Over the past several years, Water.org has worked to prepare itself for the future through participating in McKinsey.org’s Organizational Health Index (OHI) for Nonprofits program. OHI for Nonprofits looks into an organization’s ways of working – measuring nine outcomes and 55 practices of health – and benchmarking organizations against hundreds of nonprofits globally. The program provides a fact-backed view of what teams see happening on the ground and teaches leaders at nonprofits how to shift behaviors to drive long-term success.
Bhandarkar comments: “The data we get from OHI is powerful. We can break it down by region, department, or even tenure, and benchmark ourselves against other nonprofits. It shows us where we’re strong and where we need to improve, so we know exactly where to focus.”
Building on a unified culture
OHI results have complimented ongoing internal efforts to heighten collaboration and efficiency between its global teams. In response, the nonprofit has created a Project Management Office (PMO) and introduced structured methodologies, stronger communication strategies, and thoughtful change management practices.
Water.org has also sharpened its operations, and in turn made it possible to reach more people with safe water and sanitation. “OHI for Nonprofits helps ensure our various regions and teams are equipped with the services and processes best suited to their context and role,” says Margo Salasyuk, Associate Director of Operations at Water.org.
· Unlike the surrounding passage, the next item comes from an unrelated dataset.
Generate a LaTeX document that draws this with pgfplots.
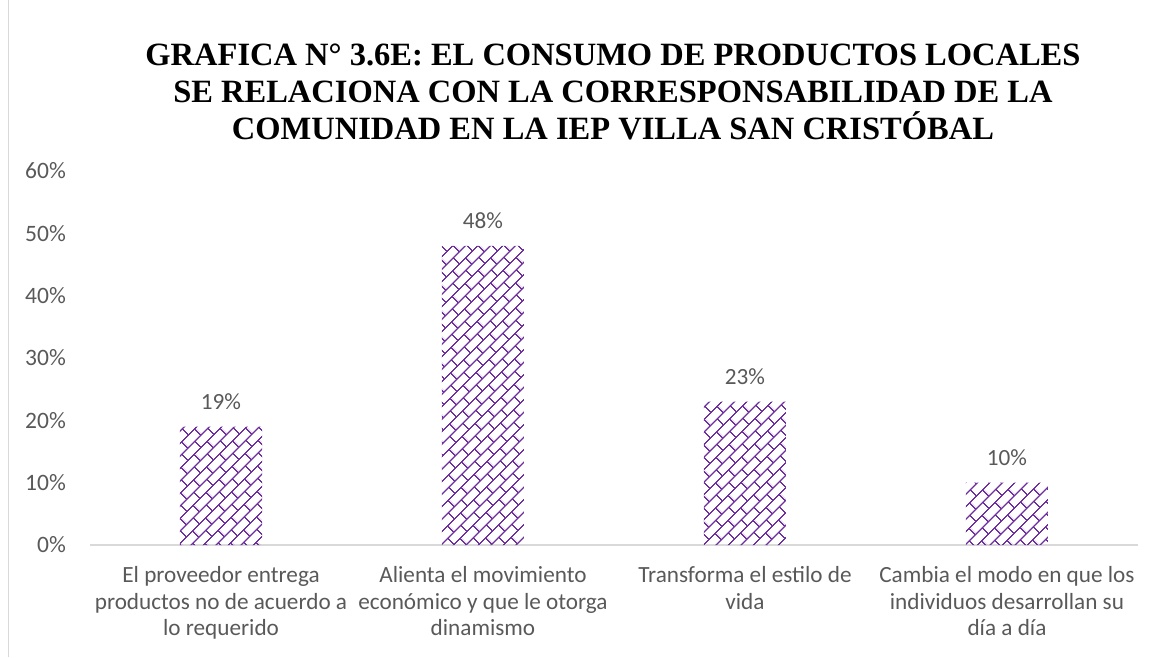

That shift has empowered regional teams to work more closely with local partners and improve program efficiency.
The OHI for Nonprofits results have also informed how Water.org’s HR team operates. “Tools like the OHI for Nonprofits help us stay centered on our people,” Briggeman adds. “When we strengthen how we support our teams, they’re better able to prioritize and serve the communities and partners we work with.”
“The OHI showed us where we needed to improve internally,” explains Salasyuk. “That’s translated directly into how our staff work with partners in the field, how quickly they respond to requests, and how effectively they co-develop programs that lead to real financing options for households.”
Strengthening teams, empowering millions
For Water.org, focusing on organizational health is as much about delivering impact for the people and families it serves as it is about internal improvement. Leveraging intelligence from OHI for Nonprofits, the organization has strengthened alignment and collaboration across teams. These improvements enable Water.org to stay aligned across regions and build strong partnerships, supporting its continued work to expand access to safe water and sanitation for millions of families around the world.